The six councillors who called for the investigations also witnessed disturbing conduct by the mayor, including his refusal to allow motions to be voted on during council meetings, claiming two-thirds of council had to support the process.
After the acting CAO at the time brought forward a shocking report last spring that showed work to launch a new university, that was supposed to be done by an external firm whose point person turned out to be one of Brown’s closest friends, was never done and that he was paid three times what council had approved, the six members took the Ontario Ombudsman’s advice and hired third-party investigators to probe a half-dozen questionable procurements Brown was involved with; Santos had also been involved in the process to contract some of the university work.
The investigations were underway, and publicly reported updates by the external firm probing the procurements for the university project revealed widespread violations, while it was determined Brown had a close relationship with one of the two consultants hired and Santos with the other, providing an advantage to their friends which other bidders did not have. The relationships were never disclosed to council when the contracts were handed out.
The investigators were zeroing in on Brown’s relationship with Rob Godfrey, whose firm was given about $500,000, instead of the $170,000 approved by council, for work that was never done.
Then, in August, when two of the council members were not present at the last-minute meeting Brown called (Gurpreet Dhillon said he was unable to attend and Charmaine Williams had vacated her role after winning a seat as a Brampton MPP in the June provincial election) he pushed the cancellations through with 5-4 votes, aided by the same four councillors who consistently supported the mayor in trying to prevent the investigations in the first place, when Santos, Harkirat Singh, Michael Palleschi and Paul Vicente joined Brown in voting against the probes called by the other six members.
In a letter sent to council and included on its agenda for this past Wednesday’s meeting (on May 17), the Ontario Ombudsman expressed concern about council’s previous decision, led by Brown, to cancel the investigations into the questionable procurements.
“Based on our review in this case, we are writing to express our Office’s concern that there are unaddressed issues with respect to the BramptonU initiative and RFP procurement processes that have not been thoroughly investigated, given the previous council’s decisions to cancel these audits prior to finalization,” the letter reads.

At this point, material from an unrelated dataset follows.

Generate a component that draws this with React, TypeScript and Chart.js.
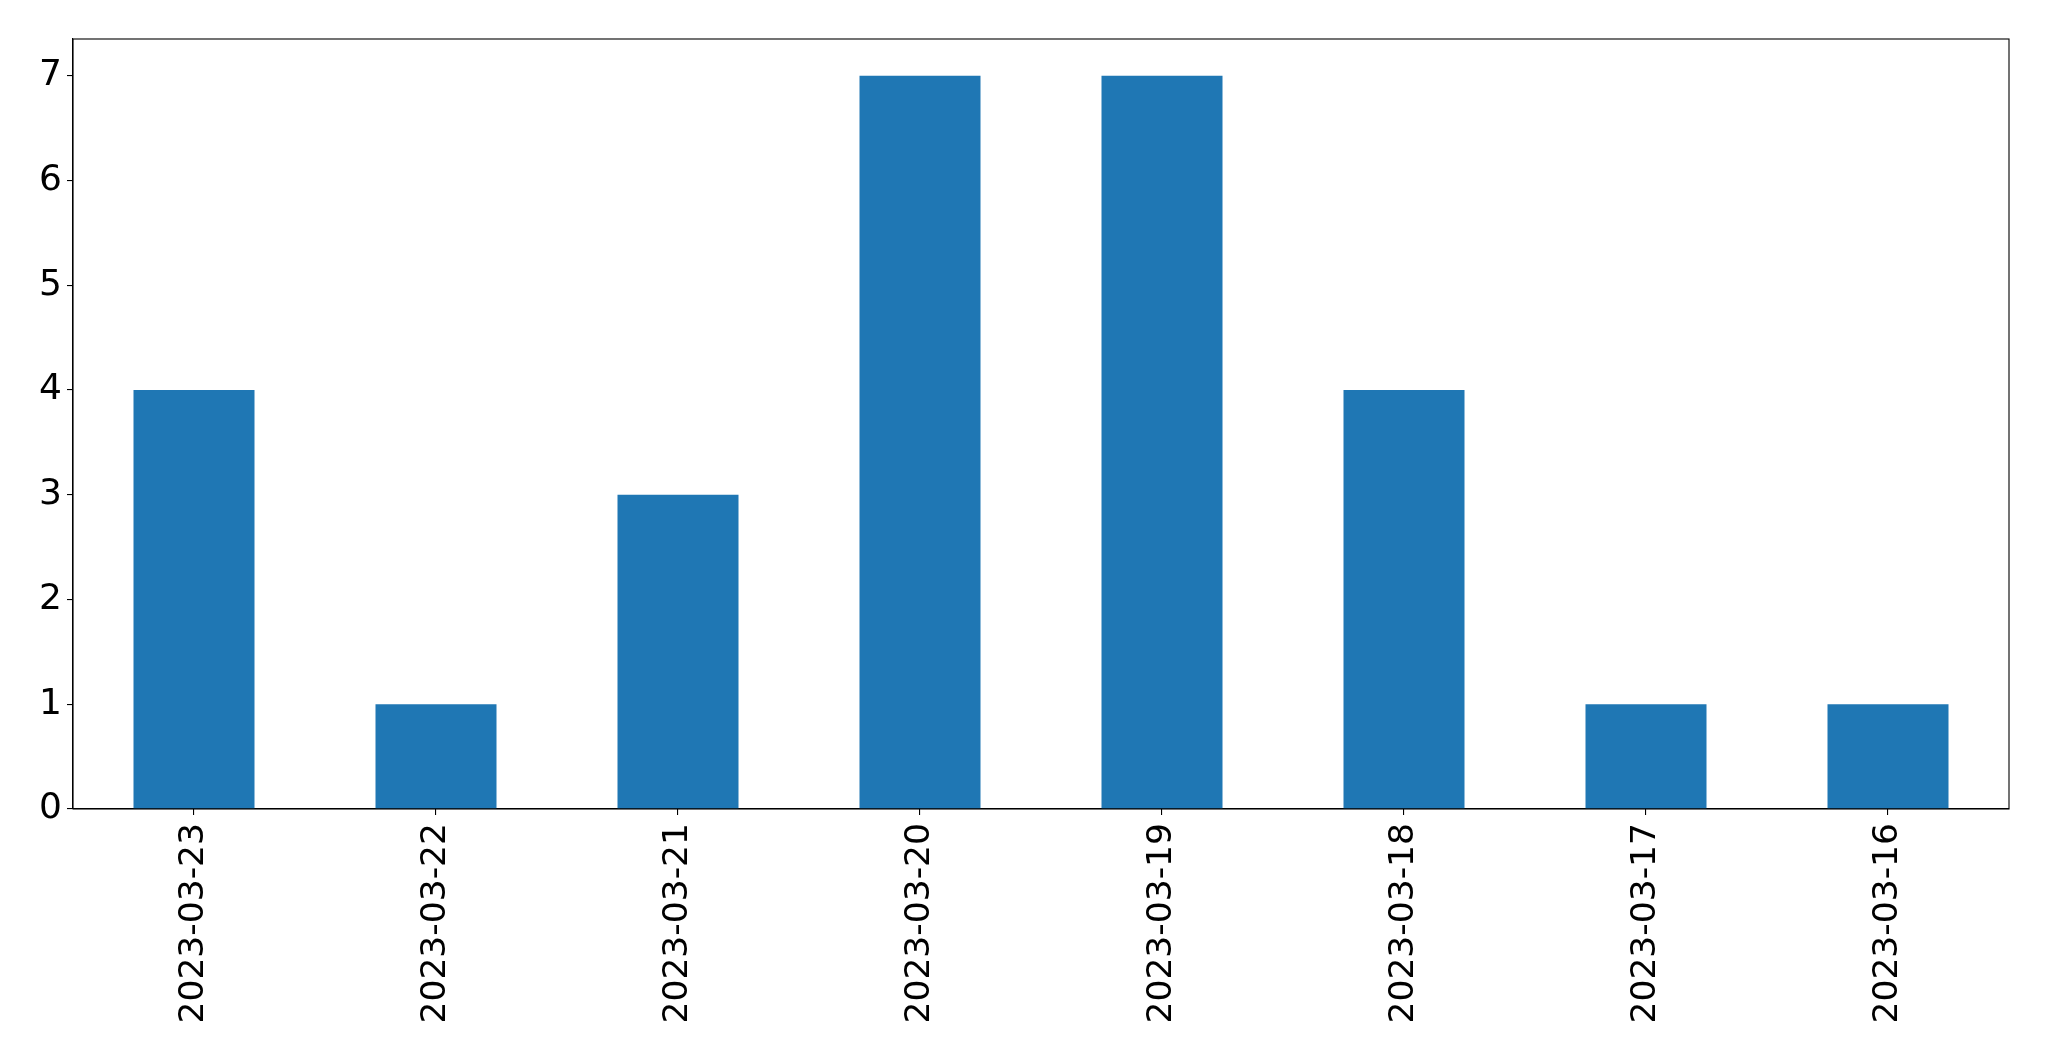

After the letter was brought to Council Wednesday, Brown demanded an apology—from who is unclear.
“The Ombudsman looked at defamatory allegations towards good people and said it wasn’t worthy of that investigation. Some apologies are owed,” he said, referring to a May 6, 2022 letter from the Ombudsman prior to his motions to cancel the numerous investigations.
His claim that the Ombudsman deemed the controversial procurement matters involving millions of taxpayer dollars unworthy of investigation is blatantly false. The letter, which is publicly available on the City’s website, does not contain these words. The previous letter from the Ombudsman makes no such reference to the matters in question.

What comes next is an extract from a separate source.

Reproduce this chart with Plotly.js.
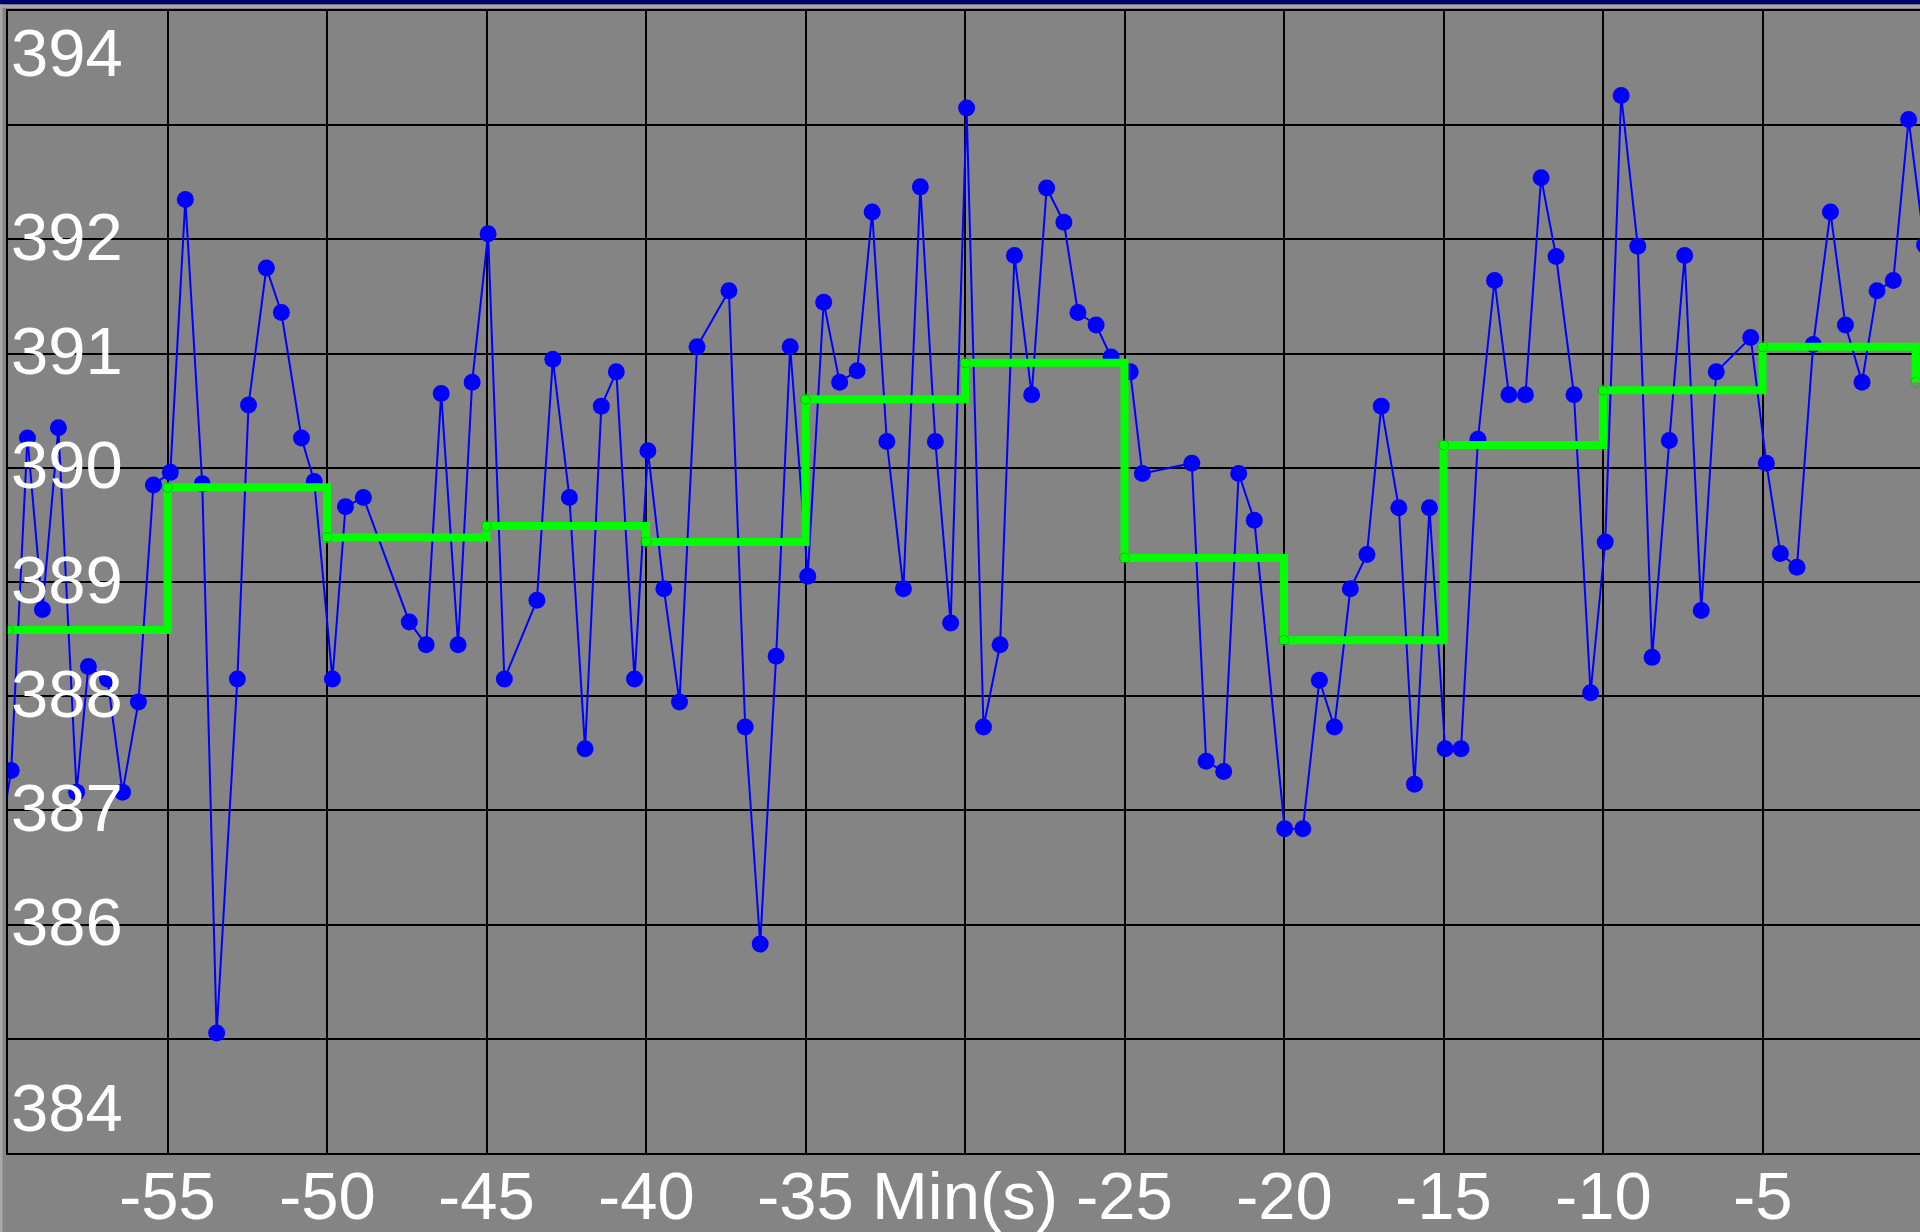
<!DOCTYPE html>
<html>
<head>
<meta charset="utf-8">
<script src="https://cdn.plot.ly/plotly-3.0.1.min.js"></script>
<style>
  html, body { margin: 0; padding: 0; overflow: hidden; background: #848484; width: 1920px; height: 1232px; }
  #chart { width: 1922px; height: 1232px; }
</style>
</head>
<body>
<div id="chart"></div>
<script>
// ---- data (minutes relative to now, reading) ----
const sampleMinutes = [
  -60.40, -59.90, -59.39, -58.92, -58.42, -57.85, -57.48, -56.88, -56.41, -55.91, -55.44,
  -54.91, -54.44, -53.91, -53.46, -52.81, -52.46, -51.90, -51.43, -50.80, -50.40,
  -49.83, -49.42, -48.86, -47.42, -46.89, -46.42, -45.89, -45.45, -44.95,
  -44.44, -43.42, -42.92, -42.40, -41.91, -41.40, -40.93, -40.36, -39.94,
  -39.44, -38.95, -38.40, -37.40, -36.89, -36.42, -35.92, -35.48, -34.93,
  -34.43, -33.93, -33.38, -32.91, -32.45, -31.93, -31.40, -30.93, -30.45, -29.95,
  -29.42, -28.90, -28.45, -27.91, -27.44, -26.90, -26.46, -25.89, -25.42, -24.82,
  -24.44, -22.89, -22.44, -21.89, -21.42, -20.93, -19.98, -19.41, -18.89, -18.42,
  -17.92, -17.40, -16.95, -16.40, -15.91, -15.44, -14.95,
  -14.45, -13.92, -13.40, -12.95, -12.43, -11.94, -11.47, -10.91, -10.39, -9.93,
  -9.43, -8.91, -8.46, -7.92, -7.44, -6.92, -6.45, -5.37, -4.88, -4.44, -3.92,
  -3.41, -2.87, -2.40, -1.88, -1.41, -0.90, -0.42, 0.08
];
const sampleValues = [
  386.50, 387.35, 390.26, 388.76, 390.35, 387.16, 388.26, 388.15, 387.16, 387.95, 389.85,
  389.96, 392.35, 389.86, 385.05, 388.15, 390.55, 391.75, 391.36, 390.26, 389.88,
  388.15, 389.66, 389.74, 388.65, 388.45, 390.65, 388.45, 390.75, 392.05,
  388.15, 388.84, 390.95, 389.74, 387.54, 390.54, 390.84, 388.15, 390.15,
  388.94, 387.95, 391.06, 391.55, 387.73, 385.83, 388.35, 391.06, 389.05,
  391.45, 390.75, 390.85, 392.24, 390.23, 388.94, 392.46, 390.23, 388.64, 393.15,
  387.73, 388.45, 391.86, 390.64, 392.45, 392.15, 391.36, 391.25, 390.97, 390.84,
  389.95, 390.04, 387.43, 387.34, 389.95, 389.54, 386.84, 386.84, 388.14, 387.73,
  388.94, 389.24, 390.54, 389.65, 387.23, 389.65, 387.54,
  387.54, 390.25, 391.64, 390.64, 390.64, 392.54, 391.85, 390.64, 388.03, 389.35,
  393.26, 391.94, 388.34, 390.24, 391.86, 388.75, 390.84, 391.14, 390.04, 389.25, 389.13,
  391.08, 392.24, 391.25, 390.75, 391.55, 391.64, 393.05, 391.95
];
const averageMinutes = [-60, -55, -50, -45, -40, -35, -30, -25, -20, -15, -10, -5, -0.2];
const averageValues  = [388.58, 389.83, 389.39, 389.49, 389.35, 390.60, 390.92, 389.21, 388.49, 390.20, 390.68, 391.06, 390.75];

const xTickValues = [-55, -50, -45, -40, -35, -30, -25, -20, -15, -10, -5];
const xTickLabels = ['-55', '-50', '-45', '-40', '-35', 'Min(s)', '-25', '-20', '-15', '-10', '-5'];
const yLabelValues = [394, 392, 391, 390, 389, 388, 387, 386, 384];

// ---- layout constants ----
const FONT = '"Liberation Sans", Arial, sans-serif';
const FS = 67;
const yMin = 384, yMax = 394;
const mL = 8, mT = 11, mB = 79, W = 1922, H = 1232;
const plotW = W - mL, plotH = H - mT - mB;

const labelFont = { family: FONT, size: FS, color: '#ffffff' };

const yAnnotations = yLabelValues.map(v => {
  let anchor = 'middle', shift = 3;
  if (v === yMax) { anchor = 'top'; shift = -2; }
  if (v === yMin) { anchor = 'bottom'; shift = 6; }
  return {
    xref: 'paper', yref: 'y', x: 0, y: v, xanchor: 'left', yanchor: anchor,
    xshift: 1, yshift: shift, showarrow: false, text: String(v), font: labelFont
  };
});

const xAnnotations = xTickValues.map((v, i) => ({
  xref: 'x', yref: 'paper', x: v, y: 0, xanchor: 'center', yanchor: 'top',
  yshift: -3, showarrow: false, text: xTickLabels[i], font: labelFont
}));

const px2py = p => (mT + plotH - p) / plotH; // pixel y -> paper y
const px2px = p => (p - mL) / plotW;          // pixel x -> paper x

const shapes = [
  { type: 'rect', xref: 'paper', yref: 'paper', x0: px2px(0), x1: px2px(W), y0: px2py(4.5), y1: px2py(0), fillcolor: '#00006b', line: { width: 0 }, layer: 'above' },
  { type: 'rect', xref: 'paper', yref: 'paper', x0: px2px(0), x1: px2px(W), y0: px2py(8), y1: px2py(4.5), fillcolor: '#a8a8a8', line: { width: 0 }, layer: 'above' },
  { type: 'rect', xref: 'paper', yref: 'paper', x0: px2px(0), x1: px2px(2.5), y0: px2py(H), y1: px2py(4.5), fillcolor: '#a8a8a8', line: { width: 0 }, layer: 'above' }
];

const traces = [
  {
    type: 'scatter', mode: 'lines+markers', x: sampleMinutes, y: sampleValues,
    line: { color: '#0000ff', width: 2 },
    marker: { color: '#0000ff', size: 17, symbol: 'circle', line: { width: 0 } },
    hoverinfo: 'skip'
  },
  {
    type: 'scatter', mode: 'lines+markers', x: averageMinutes, y: averageValues,
    line: { color: '#00ff00', width: 8, shape: 'hv' },
    marker: { color: '#00c000', size: 10, symbol: 'circle-open', line: { width: 1 } },
    hoverinfo: 'skip'
  }
];

const layout = {
  width: W, height: H,
  margin: { l: mL, r: 0, t: mT, b: mB, pad: 0 },
  paper_bgcolor: '#848484', plot_bgcolor: '#848484',
  showlegend: false,
  font: labelFont,
  xaxis: {
    range: [-60, 0], tickvals: xTickValues,
    showgrid: true, gridcolor: '#000000', gridwidth: 2, zeroline: false,
    showline: true, linecolor: '#000000', linewidth: 2, mirror: true,
    ticks: '', showticklabels: false
  },
  yaxis: {
    range: [yMin, yMax], dtick: 1, tick0: 384,
    showgrid: true, gridcolor: '#000000', gridwidth: 2, zeroline: false,
    showline: true, linecolor: '#000000', linewidth: 2, mirror: true,
    showticklabels: false, ticks: ''
  },
  annotations: yAnnotations.concat(xAnnotations),
  shapes: shapes
};

Plotly.newPlot('chart', traces, layout, { displayModeBar: false, staticPlot: true });
</script>
</body>
</html>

The Ombudsman did not say the BramptonU project and the other procurements being probed were unworthy of the investigations. The Ombudsman has, in fact, advised council members to have the questionable contracts investigated.

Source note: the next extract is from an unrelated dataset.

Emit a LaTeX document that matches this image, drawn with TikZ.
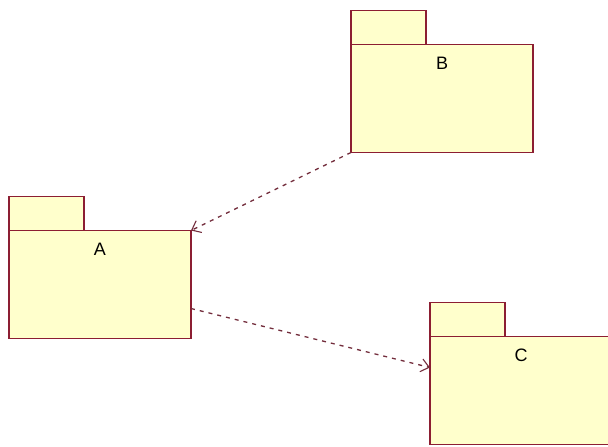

“The Ombudsman encourages the City to revisit its decision to cancel these audits and take steps to ensure any outstanding concerns are comprehensively investigated and addressed at the municipal level.”
Despite the direction from the Ontario Ombudsman to complete the investigations Brown cancelled, he said the opposite on Wednesday, during the public council meeting.
Contrary to Brown’s lie, claiming on Wednesday when the Ombudsman’s letter was being addressed by Council, that Ontario’s watchdog said the matter “wasn’t worthy” of investigation, the letter speaks for itself: “We would also like to remind council of the best practices we have identified regarding independent investigations and non-competitive procurement practices. As our Office has previously noted, it is vital that third-party investigators have real and perceived independence to conduct their work in a fair and impartial manner. Specifically, investigators should be given sufficient time and resources to conduct a fulsome investigation. This leads to a better, more thorough investigation and increases the public’s confidence in the investigative process and its findings. Contrary to these best practices, council voted to cancel multiple ongoing forensic audits prior to their completion.”
Brown has repeatedly made the same false claims in the past. In October, while appearing on iHeartRadio’s Jerry Agar Show, he made the same claim that the provincial Ombudsman had said the matter “wasn’t worth investigating.”
Brown made further false claims during Wednesday’s meeting.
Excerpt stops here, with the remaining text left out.